Luxury Watch Money Laundering – Inflating Prices?


Luxury watch money laundering is simple enough. The criminal buys an expensive watch with dirty money, then sells it for “clean” cash. Or doesn’t sell it . . . [Note: Except for the above image, pictures do not imply money laundering activity.]

He can take a loan against the watch (deducting interest payments from his taxes) or trade it for drugs from suppliers. Who can smuggle the watch into their country and sell it or keep it as an asset (not an investment).

Here’s a story from Down Under illustrating the scope of the luxury watch money laundering problem.

A police raid on a bikie’s home has uncovered a rare wristwatch worth $1million and a Ferrari F12 coupe – both of which police are now trying to seize. Comanchero Bradley Colin Peters, 38, was arrested in June last year at his Middleton Grange home in Sydney‘s south-west as part of a two-day series of raids by NSW police detectives targeting figures allegedly linked to the city’s underworld.
Peters, who is now behind bars, is charged with 25 offences including possessing unauthorised firearms and ammunition, supplying a large quantity of drugs, directing activities of a criminal group and dealing in the proceeds of crime.

Mr. Peters didn’t buy an Audemars Piguet Royal Oak Concept GMT (above) because he loves watches. Nor did he buy it to flex. He did it as part of a luxury watch money laundering scheme. But don’t take my word for it.

A police source said bikies’ love of flashy watches and expensive jewellery often has little to do with their fondness for fashion. You can’t put $1million in your bank account but you can fly out of the country wearing it on your wrist and then sell it overseas,’ the insider told the The Daily Telegraph.

The story raises more questions than it answers. From whom did Mr. Peters buy his watch? Was it a private sale? Could be.

In this country, the IRS says “if you’re in a trade or business and receive more than $10,000 in cash in a single transaction or in related transactions, you must file Form 8300.”

For some strange reason, a lot of companies forget to do so, risking up to a $500k fine and three years in jail, plus the prosecution’s costs.

Australia has the same requirement (in Aussie dollars). In both cases, if you’re not “in the trade or business” of selling watches, there’s no obligation to file. So a luxury watch money laundering scheme “between friends” is a distinct possibility.

That said, at the million dollar level, it’s likely Mr. Peters washed his money through a shell corporation (named in the article) first.

Alternatively, perhaps Mr. Peters bought his Audemars Piguet Royal Oak Concept GMT from someone “in the trade” (after channeling the cash through a shell corporation).

To charge an authorized watch dealer with money laundering, the authorities have to prove the dealer knowingly accepted dirty money. If a bad guy pays with a check from a corporate entity or hires a credible proxy, who’s to know?

This much we know for sure: the BIG money watch purchases happen at auction houses.
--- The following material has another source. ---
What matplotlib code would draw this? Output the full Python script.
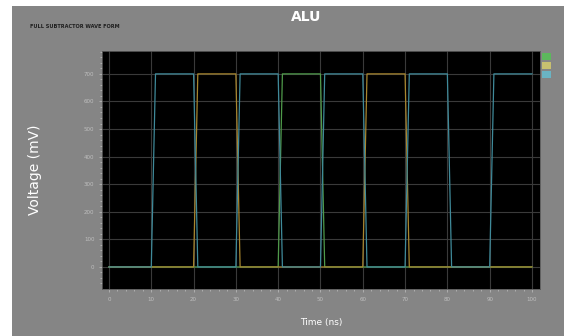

I’m not saying that the Phillips and Sotheby’s of this world are selling million-dollar-plus watches to criminals. After several “embarrassments,” in-house anti-money laundering (AML) teams are on the case at all the prestige auction houses.

Nevertheless, the art world remains a laundromat for cartel leaders, oligarchs, vicious autocrats and other people you wouldn’t want to meet in a dark alley.

The American art market has a huge loophole: dealers. Watch dealers selling or bidding at big dollar watch auctions don’t have to reveal their client’s identity.

Mr. Peters could have bought his Audemars Piguet from a dealer in the U.S. – or put it in auction through one – and remained anonymous.

How many successful criminals (until they’re not) like Mr. Peters own expensive watches, cars, art, houses, boats and/or real estate? All of them. How many gang bangers wear expensive not-say-gaudy AF watches bought with ill-gotten gains? All of them too.

For obvious reasons, the impact of money laundering on luxury watch prices is impossible to measure.

At the lower end of the market, the number of criminals buying Rolex and the like to clean cash probably represents a small percentage of total buyers. The lower end of the luxury watch market is crashing. The illegal drug market – and related criminal pursuits – is not. No correlation, no causation.

The high-end pre-loved vintage and luxury market, like the high-end art and collectible car market, is where money laundering is rife. In 2018, the U.N. pegged art-related money laundering at $3b per year. While a small percentage of that [conservative] number is watch-related, I suspect it’s enough to inflate prices.

Does that matter? Only in the sense that money laundering enables crime, including human trafficking and terrorism.

What could be done to better limit luxury watch money laundering? Congress could extend the Bank Secrecy Act‘s AML reporting requirements to all watch/art dealers. The art industry opposes the change, citing competition and client security.

Meanwhile, the new South Wales Police have a million dollar Audemars Piguet they want to sell.